▶ **EXERCISE**: Please transcribe the listing below in full and word for word, without its pictures.

▶ **RECORDED INFORMATION**:
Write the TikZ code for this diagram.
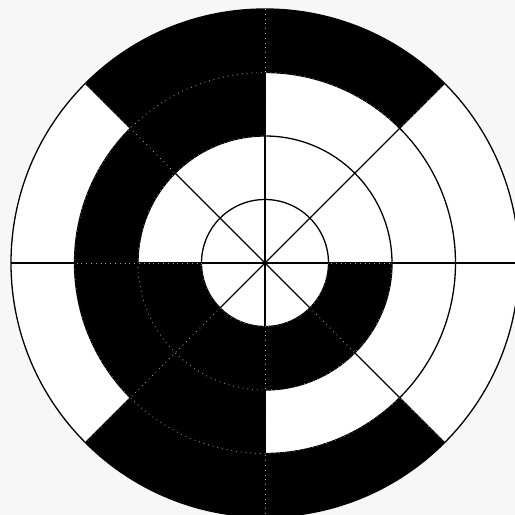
\documentclass[tikz,border=0pt]{standalone}
\begin{document}
\begin{tikzpicture}[x=0.5pt,y=0.5pt,
  ringline/.style={draw=black,line width=0.65pt},
  faintline/.style={draw=gray!70,line width=0.4pt,dotted},
  blackfill/.style={fill=black}]
\useasboundingbox (0,0) rectangle (515,515);
\fill[black!3] (0,0) rectangle (515,515);
\clip (0,0) rectangle (515,515);
\coordinate (O) at (265,252);
\begin{scope}[shift={(O)}]
  \fill[white] (0,0) circle[radius=254];
  % black annular sectors
  \def\sector#1#2#3#4{(#1:#4) arc[start angle=#1,end angle=#2,radius=#4] -- (#2:#3) arc[start angle=#2,end angle=#1,radius=#3] -- cycle}
  \fill[blackfill] \sector{45}{135}{190.5}{254};
  \fill[blackfill] \sector{225}{315}{190.5}{254};
  \fill[blackfill] \sector{90}{270}{127}{190.5};
  \fill[blackfill] \sector{180}{360}{63.5}{127};
  % grid lines
  \foreach \r in {63.5,127,190.5,254} \draw[ringline] (0,0) circle[radius=\r];
  \foreach \a in {0,45,90,135} \draw[ringline] (\a:254) -- (\a+180:254);
  % faint traces over the black parts
  \foreach \a/\b/\ri/\ro in {45/135/190.5/254, 225/315/190.5/254, 90/270/127/190.5, 180/360/63.5/127} {
    \begin{scope}
      \clip \sector{\a}{\b}{\ri}{\ro};
      \foreach \r in {63.5,127,190.5} \draw[faintline] (0,0) circle[radius=\r];
      \foreach \c in {0,45,90,135} \draw[faintline] (\c:254) -- (\c+180:254);
    \end{scope}
  }
\end{scope}
\end{tikzpicture}
\end{document}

▶ **EXERCISE RESULT**:
Write the TikZ code for this diagram.
\documentclass[tikz,border=0pt]{standalone}
\begin{document}
\begin{tikzpicture}[x=0.5pt,y=0.5pt,
  ringline/.style={draw=black,line width=0.65pt},
  faintline/.style={draw=gray!70,line width=0.4pt,dotted},
  blackfill/.style={fill=black}]
\useasboundingbox (0,0) rectangle (515,515);
\fill[black!3] (0,0) rectangle (515,515);
\clip (0,0) rectangle (515,515);
\coordinate (O) at (265,252);
\begin{scope}[shift={(O)}]
  \fill[white] (0,0) circle[radius=254];
  % black annular sectors
  \def\sector#1#2#3#4{(#1:#4) arc[start angle=#1,end angle=#2,radius=#4] -- (#2:#3) arc[start angle=#2,end angle=#1,radius=#3] -- cycle}
  \fill[blackfill] \sector{45}{135}{190.5}{254};
  \fill[blackfill] \sector{225}{315}{190.5}{254};
  \fill[blackfill] \sector{90}{270}{127}{190.5};
  \fill[blackfill] \sector{180}{360}{63.5}{127};
  % grid lines
  \foreach \r in {63.5,127,190.5,254} \draw[ringline] (0,0) circle[radius=\r];
  \foreach \a in {0,45,90,135} \draw[ringline] (\a:254) -- (\a+180:254);
  % faint traces over the black parts
  \foreach \a/\b/\ri/\ro in {45/135/190.5/254, 225/315/190.5/254, 90/270/127/190.5, 180/360/63.5/127} {
    \begin{scope}
      \clip \sector{\a}{\b}{\ri}{\ro};
      \foreach \r in {63.5,127,190.5} \draw[faintline] (0,0) circle[radius=\r];
      \foreach \c in {0,45,90,135} \draw[faintline] (\c:254) -- (\c+180:254);
    \end{scope}
  }
\end{scope}
\end{tikzpicture}
\end{document}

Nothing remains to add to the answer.